Pero sobre todo, pensemos en los judíos e Israel. A la luz del fenómeno catalán en 2017, nadie en su sano juicio, nadie que no esté influenciado por el más atávico y profundo antisemitismo, puede negar la legitimidad de la propuesta sionista: un Estado Judío en la “tierra de Israel”. Cataluña y su reclamo independentista han puesto sobre la mesa la legitimidad de todos los nacionalismos de la tierra, incluido el judío. Si un catalán quiere ser tal en Cataluña sin tener nada que ver con su vecino andaluz o castellano, si un palestino quiere su Estado independiente y soberano, por qué no el pueblo judío. Parece absurdo explicarlo en estos términos a setenta años de la creación de ese Estado, a cien años de la Declaración Balfour, a ciento veinte años del primer Congreso Sionista. Pero da la impresión que, aunque absurdo, amerita.
Rabin en su etapa estadista, que es la que recordamos por sobre la guerrera, apostó a legitimizar en los hechos la aspiración nacional concretada por su mentor David Ben-Gurión. Terminar de una vez por todas con los conflictos armados para dar lugar a un espacio no de paz idílica, como lo hemos simplificado en estos veintidós años, sino de normalización, cualquiera sea su significado: sea paz fría como con Egipto o una precaria pero cierta cooperación con Jordania. Los grandes líderes entienden las verdaderas necesidades de sus pueblos y apuestan a ellas. Lo hizo Sadat, lo hizo Rabin. Ambos pagaron con sus vidas.

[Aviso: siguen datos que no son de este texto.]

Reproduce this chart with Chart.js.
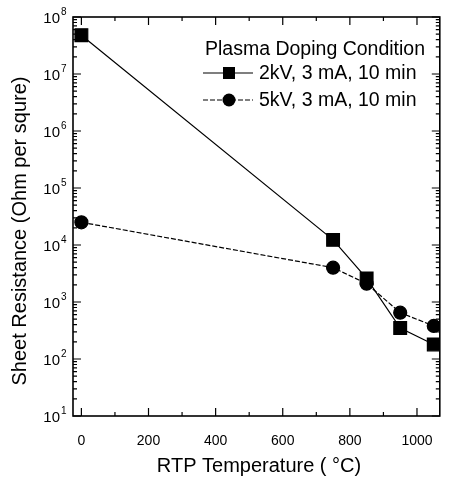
<!DOCTYPE html>
<html><head><meta charset="utf-8">
<script src="https://cdn.jsdelivr.net/npm/chart.js@4/dist/chart.umd.min.js"></script>
<style>html,body{margin:0;padding:0;background:#fff}#wrap{width:450px;height:481px}</style>
</head><body><div id="wrap"><canvas id="c" width="450" height="481"></canvas></div>
<script>
const temperatures = [0, 750, 850, 950, 1050];
const series2kV = [4.8e7, 1.23e4, 2.6e3, 350, 180];
const series5kV = [2.5e4, 4.0e3, 2.1e3, 650, 380];
const seriesNames = ['2kV, 3 mA, 10 min', '5kV, 3 mA, 10 min'];
const legendTitle = 'Plasma Doping Condition';
const xTitle = 'RTP Temperature ( °C)';
const yTitle = 'Sheet Resistance (Ohm per squre)';
const xTicks = [0, 200, 400, 600, 800, 1000];
const yExponents = [1, 2, 3, 4, 5, 6, 7, 8];
const FONT = '"Liberation Sans", Arial, sans-serif';

const framePlugin = {
  id: 'frame',
  afterDraw(chart) {
    const ctx = chart.ctx, a = chart.chartArea;
    const xs = chart.scales.x, ys = chart.scales.y;
    ctx.save();
    ctx.strokeStyle = '#000';
    ctx.lineWidth = 1.6;
    ctx.strokeRect(a.left, a.top, a.right - a.left, a.bottom - a.top);
    ctx.lineWidth = 1.2;
    for (let v = 0; v <= 1000; v += 100) {
      const px = xs.getPixelForValue(v);
      const len = v % 200 === 0 ? 8 : 4;
      ctx.beginPath();
      ctx.moveTo(px, a.bottom); ctx.lineTo(px, a.bottom - len);
      ctx.moveTo(px, a.top); ctx.lineTo(px, a.top + len);
      ctx.stroke();
    }
    for (const e of yExponents) {
      for (let m = 1; m <= 9; m++) {
        if (e === 8 && m > 1) break;
        const v = m * Math.pow(10, e);
        const py = ys.getPixelForValue(v);
        const len = m === 1 ? 8 : 4;
        ctx.beginPath();
        ctx.moveTo(a.left, py); ctx.lineTo(a.left + len, py);
        ctx.moveTo(a.right, py); ctx.lineTo(a.right - len, py);
        ctx.stroke();
      }
    }
    ctx.fillStyle = '#000';
    ctx.textBaseline = 'middle';
    for (const e of yExponents) {
      const py = ys.getPixelForValue(Math.pow(10, e));
      ctx.font = '15px ' + FONT;
      ctx.textAlign = 'right';
      ctx.fillText('10', 60, py + 2);
      ctx.font = '10px ' + FONT;
      ctx.textAlign = 'left';
      ctx.fillText(String(e), 61, py - 5);
    }
    // axis titles
    ctx.font = '20px ' + FONT;
    ctx.textAlign = 'center';
    ctx.fillText(xTitle, 259, 466);
    ctx.save();
    ctx.translate(20, 231);
    ctx.rotate(-Math.PI / 2);
    ctx.fillText(yTitle, 0, 0);
    ctx.restore();
    // legend
    const lx = 203, ly = [73, 100];
    ctx.font = '19.5px ' + FONT;
    ctx.textAlign = 'left';
    ctx.fillText(legendTitle, 205, 50);
    const dsets = chart.data.datasets;
    for (let i = 0; i < 2; i++) {
      const ds = dsets[i];
      ctx.strokeStyle = '#000';
      ctx.lineWidth = 1.2;
      ctx.setLineDash(ds.borderDash || []);
      ctx.beginPath(); ctx.moveTo(lx, ly[i]); ctx.lineTo(lx + 50, ly[i]); ctx.stroke();
      ctx.setLineDash([]);
      ctx.fillStyle = '#000';
      if (ds.pointStyle === 'rect') {
        ctx.fillRect(lx + 26 - 6, ly[i] - 6, 12, 12);
      } else {
        ctx.beginPath(); ctx.arc(lx + 26, ly[i], 6.5, 0, Math.PI * 2); ctx.fill();
      }
      ctx.font = '19.5px ' + FONT;
      ctx.fillText(seriesNames[i], 259, ly[i] + 1);
    }
    ctx.restore();
  }
};

new Chart(document.getElementById('c'), {
  type: 'line',
  data: {
    datasets: [
      { label: seriesNames[0], data: temperatures.map((t, i) => ({x: t, y: series2kV[i]})),
        borderColor: '#000', backgroundColor: '#000', borderWidth: 1.2,
        pointStyle: 'rect', pointRadius: 9, pointHoverRadius: 9, tension: 0 },
      { label: seriesNames[1], data: temperatures.map((t, i) => ({x: t, y: series5kV[i]})),
        borderColor: '#000', backgroundColor: '#000', borderWidth: 1.2, borderDash: [5, 2],
        pointStyle: 'circle', pointRadius: 6.5, pointHoverRadius: 6.5, tension: 0 }
    ]
  },
  options: {
    responsive: false, animation: false, devicePixelRatio: 1,
    layout: { padding: { top: 17, right: 6, left: 0, bottom: 0 } },
    plugins: { legend: { display: false }, tooltip: { enabled: false } },
    scales: {
      x: {
        type: 'linear', min: -25, max: 1068,
        afterBuildTicks: s => { s.ticks = xTicks.map(v => ({value: v})); },
        afterFit: s => { s.height = 65; },
        grid: { display: false }, border: { display: false },
        ticks: { color: '#000', font: { family: FONT, size: 14 }, padding: 9, maxRotation: 0,
                 callback: v => String(v) },
        title: { display: false }
      },
      y: {
        type: 'logarithmic', min: 10, max: 1e8,
        afterBuildTicks: s => { s.ticks = yExponents.map(e => ({value: Math.pow(10, e)})); },
        afterFit: s => { s.width = 73; },
        grid: { display: false }, border: { display: false },
        ticks: { display: false },
        title: { display: false }
      }
    }
  },
  plugins: [framePlugin]
});
</script></body></html>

Quienes proponen un estado para dos pueblos en “la tierra de Israel” deberían tomar en cuenta Cataluña 2017. Quienes se niegan a dos Estados para dos pueblos en “la tierra de Israel” deberían tomar en cuenta Cataluña 2017. Y quienes propugnan Estados cerrados independientes y absolutos y puros en su pureza nacional, en el bando que sea, deberían tomar en cuenta Cataluña 2017.
Como explica Harari en “Sapiens”, la capacidad de nuestra especie no ya de sobrevivir sino de controlar la vida y el ambiente del planeta surge de su capacidad de funcionar, mediante mitos y narrativas, en enormes grupos de individuos. Toda vez que atentamos contra ese principio tal como lo propone Harari, en la medida que buscamos unidades de convivencia más pequeñas e idiosincráticas, más específicas, estamos atentando contra nuestra misma existencia. No se trata de construir imperios, sino de alcanzar un cierto y delicado equilibrio entre las aspiraciones nacionales y las realidades que nos confrontan y determinan. Como el Brexit, Cataluña 2017 ha puesto el dedo en la llaga.
Vistos estos fenómenos recientes y agudos, seguir discutiendo la legitimidad del Estado de Israel como Estado del pueblo judío es puro prejuicio, por decirlo delicadamente. Que miren a Cataluña 2017, que por mucho menos han puesto a España, Europa, y el mundo, en vilo. Nosotros, como judíos, con Estado propio, dejemos de eludir el bulto del Estado palestino. Cataluña 2017 nos enseña que por más que pasen los siglos, los nacionalismos están para quedarse.